From the Irish Independent, 28 July 1910:
“In the action brought by Patrick Geraghty to recover £10 damages from John S Russell for injuries to his bicycle caused, as alleged, by the defendant’s motor car, the Recorder, at the City Sessions yesterday, said that the evidence was so conflicting that he would direct the case to be tried by a jury in October next.
Mr Louis Kelly BL who appeared for the plaintiff, said the defendant was a well-known sportsman, while the plaintiff had supplied his lordship with much of his legal lore – he was an attendant in the Law Library.
The plaintiff deposed that on the 10th April, between 8 and 8.30 p.m. he was riding from Camden Street to South Richmond Street, and at Kelly’s corner a tram from Rathmines came round. Witness was near the tram, and when it passed a motor car came towards him. The motor car went over his back wheel and knocked him down. He took the number of the car, IK 567, which he found was Mr Russell’s.

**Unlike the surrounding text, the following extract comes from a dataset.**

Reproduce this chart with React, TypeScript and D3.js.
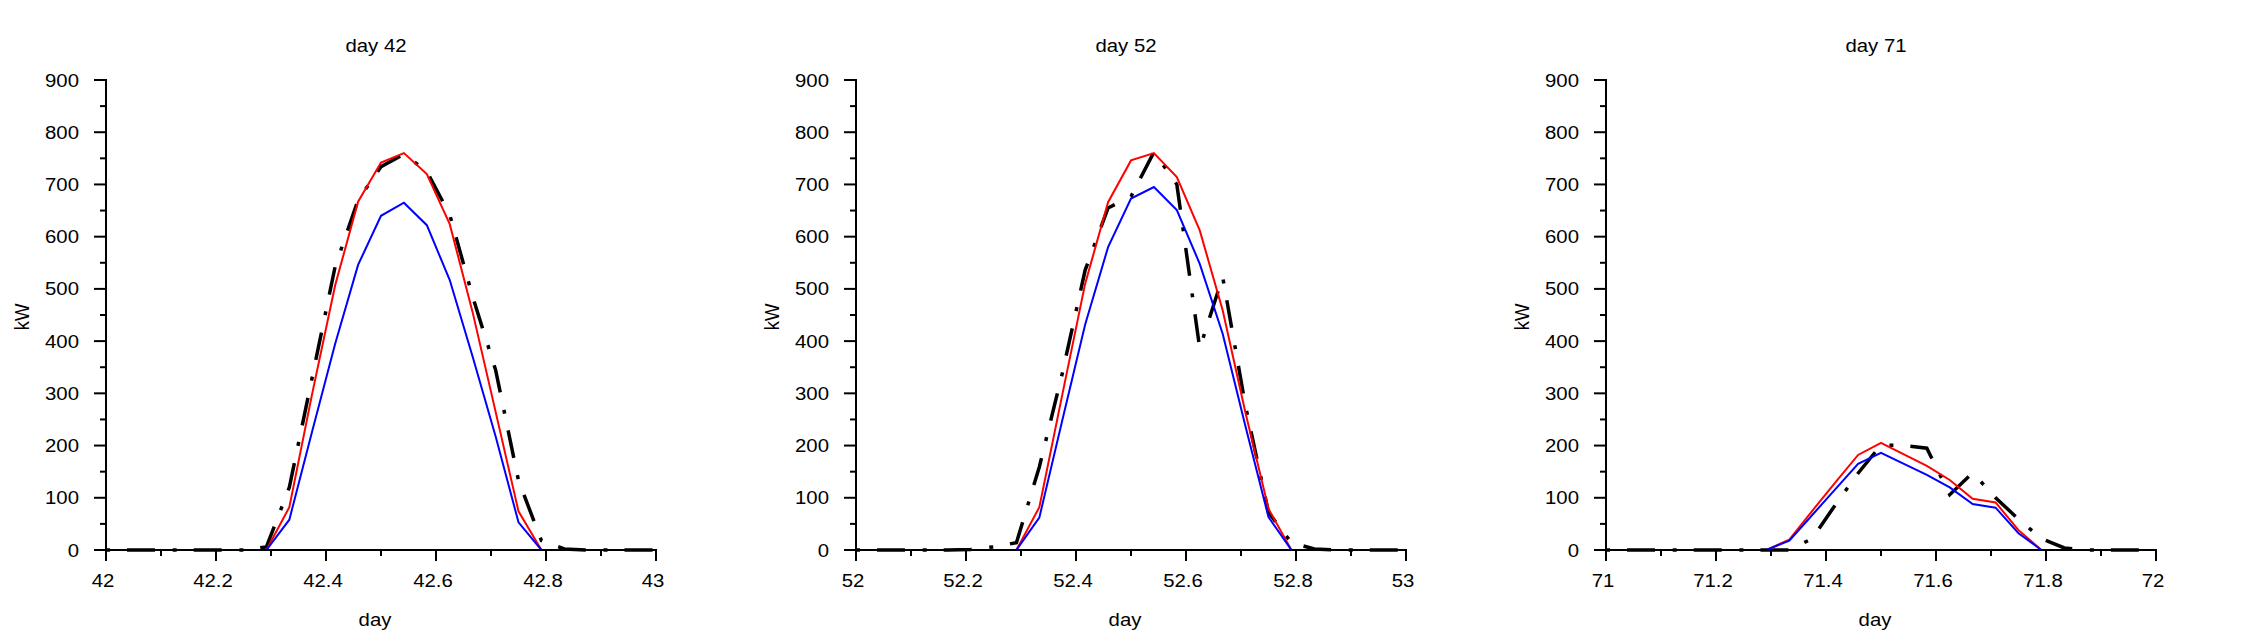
import React from "react";
import * as d3 from "d3";

// Hour of day for each sample (hourly readings, midnight to midnight)
const hourOfDay = [0, 1, 2, 3, 4, 5, 6, 7, 8, 9, 10, 11, 12, 13, 14, 15, 16, 17, 18, 19, 20, 21, 22, 23, 24];

const panelDays = [42, 52, 71];

// Day 42 power series (kW)
const measured42 = [0, 0, 0, 0, 0, 0, 0, 6, 120, 331, 543, 670, 734, 758, 725, 642, 485, 345, 133, 18, 2, 0, 0, 0, 0];
const modelA42 = [0, 0, 0, 0, 0, 0, 0, 0, 82, 300, 507, 667, 742, 760, 720, 624, 455, 265, 74, 0, 0, 0, 0, 0, 0];
const modelB42 = [0, 0, 0, 0, 0, 0, 0, 0, 58, 228, 395, 546, 640, 665, 622, 517, 370, 218, 53, 0, 0, 0, 0, 0, 0];

// Day 52 power series (kW)
const measured52 = [0, 0, 0, 0, 0, 1, 6, 14, 159, 338, 536, 655, 677, 762, 700, 386, 523, 275, 72, 14, 2, 0, 0, 0, 0];
const modelA52 = [0, 0, 0, 0, 0, 0, 0, 0, 82, 297, 510, 666, 746, 760, 714, 612, 459, 262, 79, 0, 0, 0, 0, 0, 0];
const modelB52 = [0, 0, 0, 0, 0, 0, 0, 0, 62, 248, 432, 580, 673, 695, 651, 548, 414, 236, 63, 0, 0, 0, 0, 0, 0];

// Day 71 power series (kW)
const measured71 = [0, 0, 0, 0, 0, 0, 0, 0, 0, 22, 86, 147, 201, 200, 195, 106, 148, 100, 59, 22, 4, 0, 0, 0, 0];
const modelA71 = [0, 0, 0, 0, 0, 0, 0, 0, 20, 75, 129, 182, 205, 183, 161, 134, 98, 91, 38, 0, 0, 0, 0, 0, 0];
const modelB71 = [0, 0, 0, 0, 0, 0, 0, 0, 18, 67, 116, 165, 186, 165, 144, 120, 88, 81, 32, 0, 0, 0, 0, 0, 0];

const measuredByPanel = [measured42, measured52, measured71];
const modelAByPanel = [modelA42, modelA52, modelA71];
const modelBByPanel = [modelB42, modelB52, modelB71];

const yMax = 900;

const W = 2250;
const H = 642;
const panelLeft = [106, 856, 1606];
const plotW = 550;
const plotTop = 80;
const plotBottom = 550;
const FONT = "'Liberation Sans', Arial, Helvetica, sans-serif";
const FS = 18.5;
const SX = 1.1;

function Label({ x, y, anchor = "middle", rotate = false, children }: any) {
  const t = rotate
    ? `translate(${x},${y}) rotate(-90) scale(1,${SX})`
    : `translate(${x},${y}) scale(${SX},1)`;
  return (
    <text transform={t} textAnchor={anchor} fontFamily={FONT} fontSize={FS} fill="#000">
      {children}
    </text>
  );
}

function Panel({ index }: { index: number }) {
  const day = panelDays[index];
  const left = panelLeft[index];
  const x = d3.scaleLinear().domain([day, day + 1]).range([left, left + plotW]);
  const y = d3.scaleLinear().domain([0, yMax]).range([plotBottom, plotTop]);

  const line = d3
    .line<number>()
    .x((_, i) => x(day + hourOfDay[i] / 24))
    .y((v) => y(v));

  const xMajor = x.ticks(5);
  const xMinor = x.ticks(10).filter((t) => !xMajor.some((m) => Math.abs(m - t) < 1e-9));
  const yMajor = y.ticks(9);
  const yMinor = d3.range(50, yMax, 100);
  const fmt = (t: number) => `${+t.toFixed(2)}`;
  const mid = left + 270;

  return (
    <g>
      <Label x={mid} y={52.3}>{`day ${day}`}</Label>

      {/* series: measured (dash-dot), then model A (red), model B (blue) */}
      <path
        d={line(measuredByPanel[index]) || ""}
        fill="none"
        stroke="#000"
        strokeWidth={3.5}
        strokeDasharray="4,17,28,17.7"
      />
      <path d={line(modelAByPanel[index]) || ""} fill="none" stroke="#ff0000" strokeWidth={2} />
      <path d={line(modelBByPanel[index]) || ""} fill="none" stroke="#0000ff" strokeWidth={2} />

      {/* y axis */}
      <line x1={left} x2={left} y1={y(yMax) - 1} y2={plotBottom + 1} stroke="#000" strokeWidth={2} />
      {yMajor.map((t) => (
        <g key={`ym${t}`}>
          <line x1={left - 12} x2={left} y1={y(t)} y2={y(t)} stroke="#000" strokeWidth={2} />
          <Label x={left - 27} y={y(t) + 6.5} anchor="end">
            {fmt(t)}
          </Label>
        </g>
      ))}
      {yMinor.map((t) => (
        <line key={`yn${t}`} x1={left - 6} x2={left} y1={y(t)} y2={y(t)} stroke="#000" strokeWidth={2} />
      ))}
      <Label x={left - 77} y={317} rotate>
        kW
      </Label>

      {/* x axis */}
      <line x1={left - 1} x2={left + plotW + 1} y1={plotBottom} y2={plotBottom} stroke="#000" strokeWidth={2} />
      {xMajor.map((t) => (
        <g key={`xm${t}`}>
          <line x1={x(t)} x2={x(t)} y1={plotBottom} y2={plotBottom + 11} stroke="#000" strokeWidth={2} />
          <Label x={x(t) - 3} y={587}>
            {fmt(t)}
          </Label>
        </g>
      ))}
      {xMinor.map((t) => (
        <line key={`xn${t}`} x1={x(t)} x2={x(t)} y1={plotBottom} y2={plotBottom + 6} stroke="#000" strokeWidth={2} />
      ))}
      <Label x={mid - 1} y={625.5}>day</Label>
    </g>
  );
}

export default function App() {
  return (
    <svg
      width={W}
      height={H}
      viewBox={`0 0 ${W} ${H}`}
      style={{ position: "absolute", left: 0, top: 0, background: "#fff" }}
    >
      <rect x={0} y={0} width={W} height={H} fill="#fff" />
      {panelDays.map((_, i) => (
        <Panel key={i} index={i} />
      ))}
    </svg>
  );
}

Thomas Alford, a telegraph boy, and John McHugh, who was cycling with Geraghty, also deposed that the number of the car was IK 567.
For the defence, Henry O’Neill, (chauffeur to Mr Russell) stated on the evening of the 10th April he was driving Mr and Mrs Russell and another lady to dinner at the Guard Room of Dublin Castle. He left them there about 8.05 p.m. He went back to Raglan Road, where Mr Russell lived via Dame St, Grafton St, Stephen’s Green and Baggot St. He had no person in his car. He changed his chauffeur’s outfit, and went to meet a friend of his, and went for a walk. He was not near Camden Street that night.
Mr Russell, the defendant, gave evidence as to going to dinner at the Castle on this Sunday evening. They arrived at the Castle about 8.05. His man came for him about 10.30.
His Lordship said the evidence was the most conflicting and extraordinary he had ever heard and it was safer to have it tried by a jury.”
The Belfast News-Letter’s report of the case from the same day describes Mr Geraghty as a Law Library ‘boy.’ Did the Edwardian Law Library, like the Telegraph Office, employ a network of fast-running teenagers to fetch and deliver? The career of a telegraph boy was over by their late teens. Was this also the case for Law Library boys or was there the possibility of career progression?
Dame Street is one way to get to Dublin Castle from Raglan Road but so is Bride Street by way of Camden Street. Mr Geraghty was cycling away from town so a car coming towards him would have been travelling in the direction of the Castle.
8.05 p.m. would be a late arrival for an official Dublin Castle dinner.
‘Sportsman’ sounds very Gatsbyesque! I wonder were the Russells behind time and in a hurry?